Does the use of freelance attorneys who are not members of the State Bar of CA violate ethical rules prohibiting aiding and abetting in the unlawful practice of law?
“No person shall practice law in California unless the person is an active member of the State Bar.” Cal. Bus. Prof. Code § 6125. Further, under California Rule of Professional Responsibility 1-120, no member of the State Bar may “assist in, solicit, or induce any violation” of the rules of professional conduct or the state bar. California Rule of Professional Conduct 1-300(A) states, “A member shall not aid any person or entity in the unauthorized practice of law.” These ethical rules apply only when a California law firm contracts with attorneys not admitted in California or uses a Legal Process Outsourcing (“LPO”) company that employs off-shore individuals or out-of-state attorneys. See, Birbower, Montalbano, Condon & Frank, PC v. Superior Court, (1998) 17 Cal.4th 119 (refining the scope of the unauthorized practice of law to include legal work by New York attorneys in connection with prospective private arbitration in California).
While the State Bar Act does not define the practice of law, Courts have discussed its meaning. In Birbower, the Court held, “The primary inquiry is whether the unlicensed lawyer engaged in sufficient activities in the state or created a continuing relationship with the California client that included legal duties and obligations.” Birbower, (1998) 17 Cal.4th 119, 129.
California ethical rules permit law firms to contract for certain legal services by attorneys not licensed in California, including drafting legal pleadings, as long as the law firm remains ultimately responsible for the final work product. Jacob v. State Bar, 19 Cal. 3d 359, 363 (1977); People v. Perez, 24 Cal. 3d 133, 143 (1979). See also, Orange County Bar Formal Opinion No. 94-002 (1994) (opining that a paralegal who does work of a preparatory nature, such as drafting initial estate planning documents, is not engaged in the unauthorized practice of law where the attorney supervising the paralegal maintains a “direct relationship” with the client, citing ABA Ethical Consideration 3-6.). If the temporary attorney makes an appearance in court or at a deposition, then that attorney must be admitted in California. In most situations, however, the temporary attorney performs research and writing or other tasks that do not require a license so long as an attorney licensed by the state retains full control over the representation of the client and exercised independent judgment in reviewing the non-licensed attorney’s work. Law firms must take care to use temporary attorneys with the requisite experience for the task, and must consider the duty of competence, but simply engaging temporary attorney services from an attorney not admitted in California generally does not amount to aiding and abetting in the unlawful practice of law. San Diego County Bar Association Ethics Opinion 2007-1 (“SDCBA Opinion 2007-1”) (“the attorney does not aid in the unauthorized practice of law where he retains supervisory control over and responsibility for those tasks constituting the practice of law.”)

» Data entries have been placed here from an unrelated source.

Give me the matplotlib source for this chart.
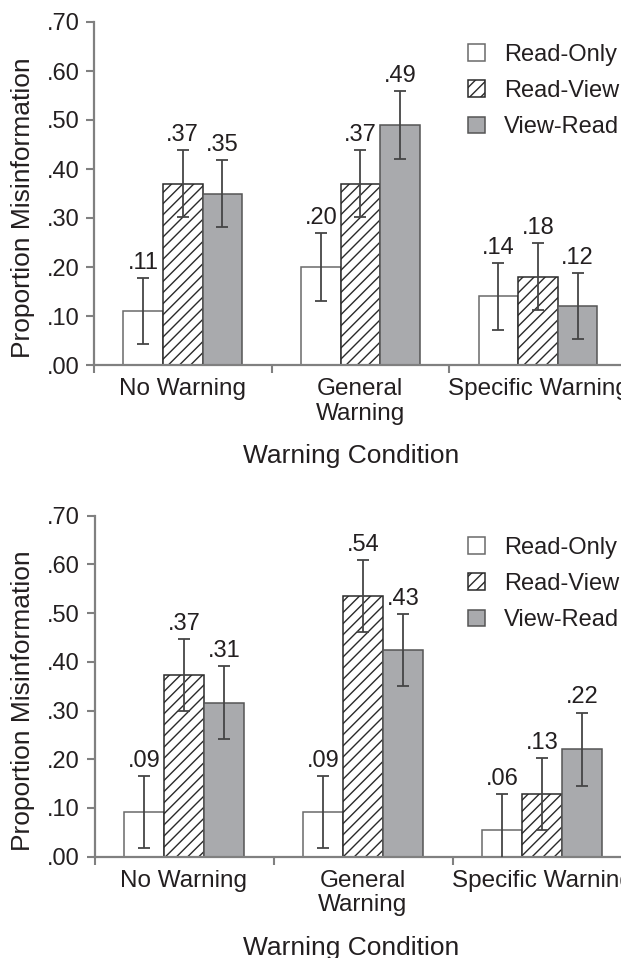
import numpy as np
import matplotlib
matplotlib.use("Agg")
import matplotlib.pyplot as plt
from matplotlib.patches import Patch

plt.rcParams['font.family'] = ['Liberation Sans', 'DejaVu Sans']
plt.rcParams['hatch.linewidth'] = 1.0

# data
conditions = ["No Warning", "General\nWarning", "Specific Warning"]
series = ["Read-Only", "Read-View", "View-Read"]

# panel 1
top_means = [[0.11, 0.37, 0.35],
             [0.20, 0.37, 0.49],
             [0.14, 0.18, 0.12]]
top_err = [[0.068, 0.068, 0.068],
           [0.069, 0.068, 0.069],
           [0.068, 0.068, 0.067]]
top_labels = [[".11", ".37", ".35"],
              [".20", ".37", ".49"],
              [".14", ".18", ".12"]]

# panel 2
bot_means = [[0.092, 0.373, 0.316],
             [0.092, 0.536, 0.424],
             [0.055, 0.129, 0.221]]
bot_err = [[0.074, 0.074, 0.075],
           [0.074, 0.074, 0.074],
           [0.074, 0.074, 0.075]]
bot_labels = [[".09", ".37", ".31"],
              [".09", ".54", ".43"],
              [".06", ".13", ".22"]]

yticks = [0, 0.1, 0.2, 0.3, 0.4, 0.5, 0.6, 0.7]
ytick_labels = [".00", ".10", ".20", ".30", ".40", ".50", ".60", ".70"]

txt = '#231f20'
fills = ['white', 'white', '#a9aaad']
edges = ['#6a6a6a', '#2a2a2a', '#555555']
hatches = [None, '///', None]

W, H = 621, 958
fig = plt.figure(figsize=(W / 100, H / 100), dpi=100)


def draw_panel(rect, means, errs, labels, ylab_y, xlab_x, xlab_y, leg_top):
    ax = fig.add_axes(rect)
    means = np.array(means)
    errs = np.array(errs)
    w = 0.223
    x = np.arange(len(conditions))
    for j in range(3):
        pos = x + (j - 1) * w
        ax.bar(pos, means[:, j], width=w, color=fills[j], edgecolor=edges[j],
               hatch=hatches[j], linewidth=1.1, zorder=2)
        ax.errorbar(pos, means[:, j], yerr=errs[:, j], fmt='none',
                    ecolor='#454545', elinewidth=1.3, capsize=4.5, capthick=1.3,
                    zorder=3)
        for k in range(len(conditions)):
            ax.annotate(labels[k][j], (pos[k], means[k, j] + errs[k, j]),
                        xytext=(0, 6.5), textcoords='offset points',
                        ha='center', va='baseline', fontsize=17, color=txt)

    ax.set_xlim(-0.5, 2.5)
    ax.set_ylim(0, 0.70)
    ax.set_yticks(yticks)
    ax.set_yticklabels(ytick_labels)
    ax.set_xticks([-0.5, 0.5, 1.5, 2.5])
    ax.set_xticklabels([])
    ax.set_xticks(x, minor=True)
    ax.set_xticklabels(conditions, minor=True, linespacing=1.15)
    ax.tick_params(axis='x', which='minor', length=0, pad=9.5, labelsize=17.5,
                   labelcolor=txt)
    ax.tick_params(axis='x', which='major', length=6, width=1.5, color='#808080')
    ax.tick_params(axis='y', length=6, width=1.5, color='#808080', pad=4.5,
                   labelsize=17, labelcolor=txt)
    for s in ['top', 'right']:
        ax.spines[s].set_visible(False)
    for s in ['left', 'bottom']:
        ax.spines[s].set_color('#808080')
        ax.spines[s].set_linewidth(1.6)

    ax.text(-0.133, ylab_y, "Proportion Misinformation", rotation=90,
            ha='center', va='center', fontsize=19, color=txt,
            transform=ax.transAxes)
    ax.text(xlab_x, xlab_y, "Warning Condition", ha='center', va='center',
            fontsize=19, color=txt, transform=ax.transAxes)

    handles = [Patch(facecolor=fills[j], edgecolor=edges[j], hatch=hatches[j],
                     linewidth=1.1) for j in range(3)]
    ax.legend(handles, series, loc='upper left', frameon=False,
              bbox_to_anchor=(468 / W, 1 - leg_top / H),
              bbox_transform=fig.transFigure, fontsize=17,
              handlelength=0.72, handleheight=0.72, handletextpad=0.8,
              labelspacing=0.6, borderpad=0, borderaxespad=0,
              labelcolor=txt)
    return ax


draw_panel([94 / W, 1 - 365 / H, (626.75 - 94) / W, 343 / H],
           top_means, top_err, top_labels, 0.46, 0.482, -0.265, 44)
draw_panel([94.5 / W, 1 - 856.7 / H, 537 / W, 341 / H],
           bot_means, bot_err, bot_labels, 0.457, 0.478, -0.268, 537)

fig.savefig("out.png", dpi=100)
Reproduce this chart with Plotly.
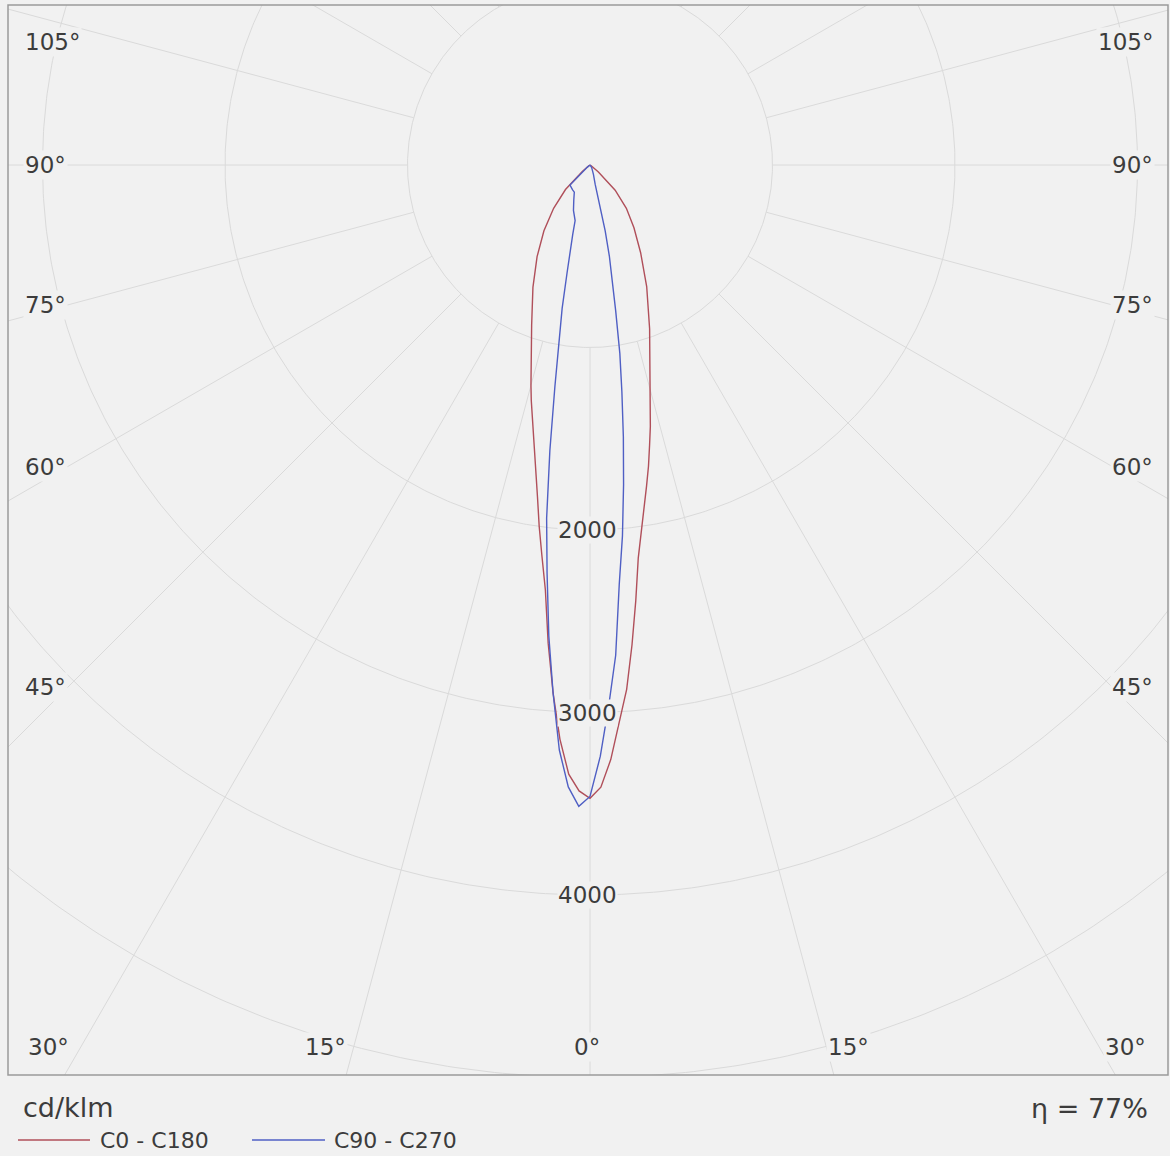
import numpy as np
import plotly.graph_objects as go

# ---------------- data (cd/klm) ----------------
gamma = [0, 1, 2, 3, 4, 5, 6, 7, 8, 9, 10, 11, 12, 13, 14, 15,
         20, 25, 30, 35, 40, 45, 50, 55, 60, 70, 80, 90]

c0 = [3470, 3410, 3260, 3060, 2880, 2640, 2400, 2170, 2030, 1900, 1785, 1680, 1570, 1470, 1370, 1270,
      955, 735, 555, 420, 310, 195, 60, 10, 0, 0, 0, 0]
c180 = [3470, 3430, 3340, 3150, 2900, 2630, 2340, 2160, 2000, 1840, 1710, 1600, 1495, 1410, 1330, 1250,
        935, 740, 580, 440, 310, 190, 55, 10, 0, 0, 0, 0]
c90 = [3460, 3240, 2960, 2690, 2300, 2040, 1760, 1500, 1255, 1045, 810, 630, 510, 370, 180, 110,
       55, 35, 20, 12, 8, 5, 2, 0, 0, 0, 0, 0]
c270 = [3460, 3515, 3410, 3210, 2900, 2590, 2250, 1950, 1580, 1230, 960, 800, 605, 490, 390, 315,
        265, 210, 172, 166, 160, 155, 20, 5, 0, 0, 0, 0]

ring_values = [1000, 2000, 3000, 4000, 5000, 6000, 7000, 8000]
ring_labels = ["2000", "3000", "4000"]
spoke_step = 15
left_angle_labels = ["105°", "90°", "75°", "60°", "45°", "30°"]
bottom_angle_labels = ["15°", "0°", "15°"]
unit_text = "cd/klm"
eta_text = "η = 77%"
series_names = ["C0 - C180", "C90 - C270"]

# ---------------- layout geometry ----------------
W, H = 1170, 1156
L, R, T, B = 8, 1168, 5, 1075          # plot frame in pixels
CX, CY = 590, 165                      # pole position in pixels
S = 0.1825                             # pixels per cd/klm

xr = [(L - CX) / S, (R - CX) / S]
yr = [(CY - B) / S, (CY - T) / S]

def paper_x(px):
    return (px - L) / (R - L)

def paper_y(py):
    return (B - py) / (B - T)

BG = "#f1f1f1"
GRID = "#dadada"
TXT = "#3c3c3c"
RED = "#b04f5a"
BLUE = "#4f5fc4"
FONT = "DejaVu Sans"

fig = go.Figure()

# rings
t = np.linspace(0, 2 * np.pi, 721)
gx, gy = [], []
for r in ring_values:
    gx += list(r * np.sin(t)) + [None]
    gy += list(r * np.cos(t)) + [None]
# spokes (starting at the first ring)
for a in range(0, 360, spoke_step):
    ar = np.radians(a)
    gx += [ring_values[0] * np.sin(ar), 9000 * np.sin(ar), None]
    gy += [-ring_values[0] * np.cos(ar), -9000 * np.cos(ar), None]
fig.add_trace(go.Scatter(x=gx, y=gy, mode="lines", line=dict(color=GRID, width=1),
                         hoverinfo="skip", showlegend=False))

def curve(right, left):
    g = np.radians(np.array(gamma, dtype=float))
    rr = np.array(right, dtype=float)
    ll = np.array(left, dtype=float)
    xs = list((rr * np.sin(g))[::-1]) + list(-ll * np.sin(g))
    ys = list((-rr * np.cos(g))[::-1]) + list(-ll * np.cos(g))
    return xs, ys

x1, y1 = curve(c0, c180)
fig.add_trace(go.Scatter(x=x1, y=y1, mode="lines", name=series_names[0],
                         line=dict(color=RED, width=1.4), showlegend=False))
x2, y2 = curve(c90, c270)
fig.add_trace(go.Scatter(x=x2, y=y2, mode="lines", name=series_names[1],
                         line=dict(color=BLUE, width=1.4), showlegend=False))

ann = []
# radial labels on the 0° spoke
for lab in ring_labels:
    v = float(lab)
    ann.append(dict(x=-15, y=-v, xref="x", yref="y", text=lab, showarrow=False,
                    font=dict(family=FONT, size=23, color=TXT), bgcolor=BG,
                    borderpad=0, xanchor="center", yanchor="middle"))

# side angle labels
side_y = [42, 165, 305, 467, 687, 1047]
for lab, py in zip(left_angle_labels, side_y):
    if lab == "30°":
        continue
    ann.append(dict(x=paper_x(23), y=paper_y(py), xref="paper", yref="paper", text=lab,
                    showarrow=False, font=dict(family=FONT, size=23, color=TXT), bgcolor=BG,
                    xanchor="left", yanchor="middle", borderpad=1))
    ann.append(dict(x=paper_x(1155), y=paper_y(py), xref="paper", yref="paper", text=lab,
                    showarrow=False, font=dict(family=FONT, size=23, color=TXT), bgcolor=BG,
                    xanchor="right", yanchor="middle", borderpad=1))
# bottom angle labels
bottom = [(48, "30°"), (325, bottom_angle_labels[0]), (587, bottom_angle_labels[1]),
          (848, bottom_angle_labels[2]), (1125, "30°")]
for px, lab in bottom:
    ann.append(dict(x=paper_x(px), y=paper_y(1047), xref="paper", yref="paper", text=lab,
                    showarrow=False, font=dict(family=FONT, size=23, color=TXT), bgcolor=BG,
                    xanchor="center", yanchor="middle", borderpad=1))

# footer texts
ann.append(dict(x=paper_x(21), y=paper_y(1107), xref="paper", yref="paper", text=unit_text,
                showarrow=False, font=dict(family=FONT, size=27, color=TXT),
                xanchor="left", yanchor="middle"))
ann.append(dict(x=paper_x(1150), y=paper_y(1108), xref="paper", yref="paper", text=eta_text,
                showarrow=False, font=dict(family=FONT, size=27, color=TXT),
                xanchor="right", yanchor="middle"))
ann.append(dict(x=paper_x(98), y=paper_y(1140), xref="paper", yref="paper", text=series_names[0],
                showarrow=False, font=dict(family=FONT, size=22, color=TXT),
                xanchor="left", yanchor="middle"))
ann.append(dict(x=paper_x(332), y=paper_y(1140), xref="paper", yref="paper", text=series_names[1],
                showarrow=False, font=dict(family=FONT, size=22, color=TXT),
                xanchor="left", yanchor="middle"))

shapes = [
    dict(type="line", xref="paper", yref="paper", x0=paper_x(18), x1=paper_x(90),
         y0=paper_y(1140), y1=paper_y(1140), line=dict(color=RED, width=1.3)),
    dict(type="line", xref="paper", yref="paper", x0=paper_x(252), x1=paper_x(325),
         y0=paper_y(1140), y1=paper_y(1140), line=dict(color=BLUE, width=1.3)),
    dict(type="rect", xref="paper", yref="paper", x0=0, x1=1, y0=0, y1=1,
         line=dict(color="#9a9a9a", width=1.5)),
]

fig.update_layout(
    width=W, height=H,
    margin=dict(l=L, r=W - R, t=T, b=H - B, pad=0),
    paper_bgcolor=BG, plot_bgcolor=BG,
    xaxis=dict(range=xr, visible=False, fixedrange=True),
    yaxis=dict(range=yr, visible=False, fixedrange=True),
    annotations=ann, shapes=shapes, showlegend=False,
)

fig.write_html("out.html", config={"displayModeBar": False},
               post_script="document.body.style.margin='0px';document.body.style.overflow='hidden';"
                           "document.body.style.background='%s';" % BG)
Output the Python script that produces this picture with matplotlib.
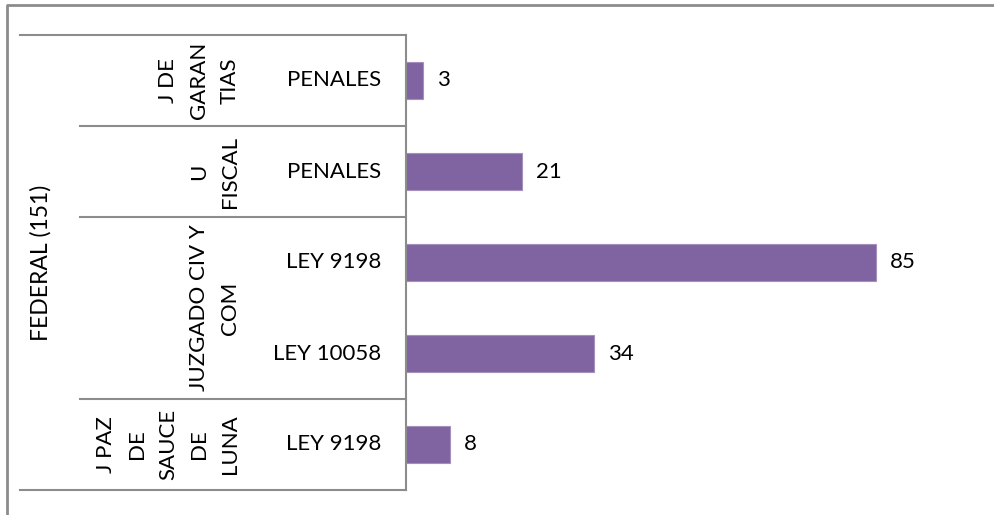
import matplotlib
matplotlib.use("Agg")
import matplotlib.pyplot as plt
from matplotlib.lines import Line2D
import matplotlib.transforms as mtransforms

# data
leaf_labels = ["PENALES", "PENALES", "LEY 9198", "LEY 10058", "LEY 9198"]
values = [3, 21, 85, 34, 8]
group_labels = ["J DE\nGARAN\nTIAS", "U\nFISCAL", "JUZGADO CIV Y\nCOM", "J PAZ\nDE\nSAUCE\nDE\nLUNA"]
group_sizes = [1, 1, 2, 1]
top_label = "FEDERAL (151)"

plt.rcParams['font.family'] = ['Lato', 'DejaVu Sans']
W, H = 994, 515
bar_col = '#8064A2'
line_col = '#8c8c8c'
fs = 16

fig = plt.figure(figsize=(W / 100, H / 100), dpi=100)

def fx(px):
    return px / W

def fy(py):
    return 1 - py / H

ax = fig.add_axes([fx(406), fy(490), fx(959) - fx(406), fy(35) - fy(490)])
ypos = list(range(len(values)))
ax.barh(ypos, values, height=0.4, color=bar_col, edgecolor='#a390bd', linewidth=0.8)
ax.set_xlim(0, 100)
ax.set_ylim(len(values) - 0.5, -0.5)
for s in ['top', 'right', 'bottom']:
    ax.spines[s].set_visible(False)
ax.spines['left'].set_color(line_col)
ax.spines['left'].set_linewidth(1.5)
ax.set_xticks([])
ax.set_yticks([])

for y, v in zip(ypos, values):
    ax.annotate(str(v), (v, y), xytext=(14, 0), textcoords='offset pixels',
                ha='left', va='center', fontsize=fs)

# multi-level category axis
tr = mtransforms.blended_transform_factory(fig.transFigure, ax.transData)
for y, lab in zip(ypos, leaf_labels):
    fig.text(fx(381), y, lab, transform=tr, ha='right', va='center', fontsize=fs)

start = 0
bounds = [-0.5]
for lab, n in zip(group_labels, group_sizes):
    mid = start + (n - 1) / 2
    fig.text(fx(240), mid, lab, transform=tr, rotation=90, ha='right', va='center',
             multialignment='center', fontsize=fs, linespacing=1.68)
    start += n
    bounds.append(start - 0.5)

fig.text(fx(41), (len(values) - 1) / 2, top_label, transform=tr, rotation=90,
         ha='center', va='center', fontsize=fs + 0.5)

for i, b in enumerate(bounds):
    x0 = fx(20) if i in (0, len(bounds) - 1) else fx(80)
    fig.add_artist(Line2D([x0, fx(406)], [b, b], transform=tr, color=line_col, lw=1.5))

# outer chart border (top and left visible)
fig.add_artist(Line2D([fx(7), fx(7), 1.0], [0.0, fy(5), fy(5)], color=line_col, lw=2))

fig.savefig('out.png', dpi=100)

In sum, if a law firm uses a freelance lawyer who is a member of the State Bar of California for a California legal project, this rule is not implicated. If a law firm uses a lawyer not barred in California, or utilizes the services of a non-lawyer (i.e. a paralegal or a member of a Legal Process Outsourcing company overseas), then the project must not be something that would constitute “practicing law.”